The trick to pushing the envelope further? Tackle the elephant in the hot tub: the issue of race in reality TV. With Chet out of the picture, Quinn and Rachel have taken the reins and cast pro football star Darius Hill (B.J. Britt) as Everlasting‘s black suitor — a move The Bachelor itself has yet to pull. Yet, Zimmer points out that UnREAL doesn’t spend all season on the topic. The show aims to provoke, not pander. “We’re not trying to cram any ideals down anybody’s throat,” she says. “We’re just shining a light on them.” And besides, she adds, the drama’s more fun: “We do some pretty horrible things to these people this season.”
Horrible things like bringing in surefire ratings-boosting contestants — standouts include Beth Ann (Lindsay Musil), a southern belle whose claim to fame is an Instagram photo of her wearing a Confederate-flag bikini, and Ruby (Denée Benton), a black-rights activist Rachel strong-arms into joining the show instead of finishing college — and introducing new players like John Booth (Ioan Gruffudd), a tech billionaire who sets his sights on Quinn, and Coleman (Michael Rady), a respected filmmaker brought on by the network who catches Rachel’s eye, even though she claims to have sworn off workplace romance after last season’s love triangle with suitor Adam (Freddie Stroma) and former flame Jeremy (Josh Kelly), both of whom will make return appearances in season 2.

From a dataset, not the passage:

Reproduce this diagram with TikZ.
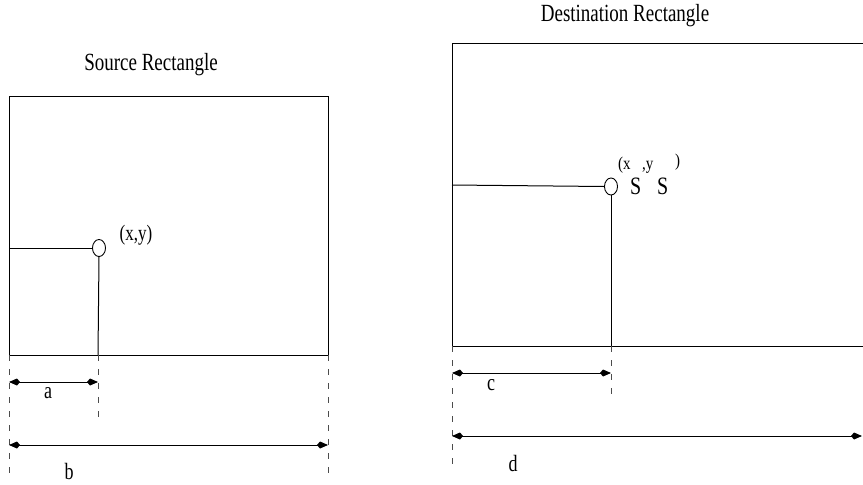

Amid all that, however, UnREAL remains built on Rachel and Quinn’s relationship. “They’re soul mates,” Shapiro explains. “With each episode, we ask, ‘Where are Quinn and Rachel?'” For the second season, the two start off on top — Rachel’s now showrunner, and Quinn’s the new Chet — but they’ll come to face one crucial question: If it’s feminist for Rachel to want to be the boss, would it be feminist for Quinn to share the throne? “They’re two incredibly strong women who want to have a successful television show, but the stories they want to tell are different,” Appleby explains of their power struggle. “Quinn and Rachel are arguing over content.” She bursts into laughter. “Sorry, ‘arguing over content’ just made me laugh. Like that’ll turn America on!” She pauses. “Look, we also have girls in bikinis a lot and scandalous football outfits. That’s good, right?” We’ll take all of it.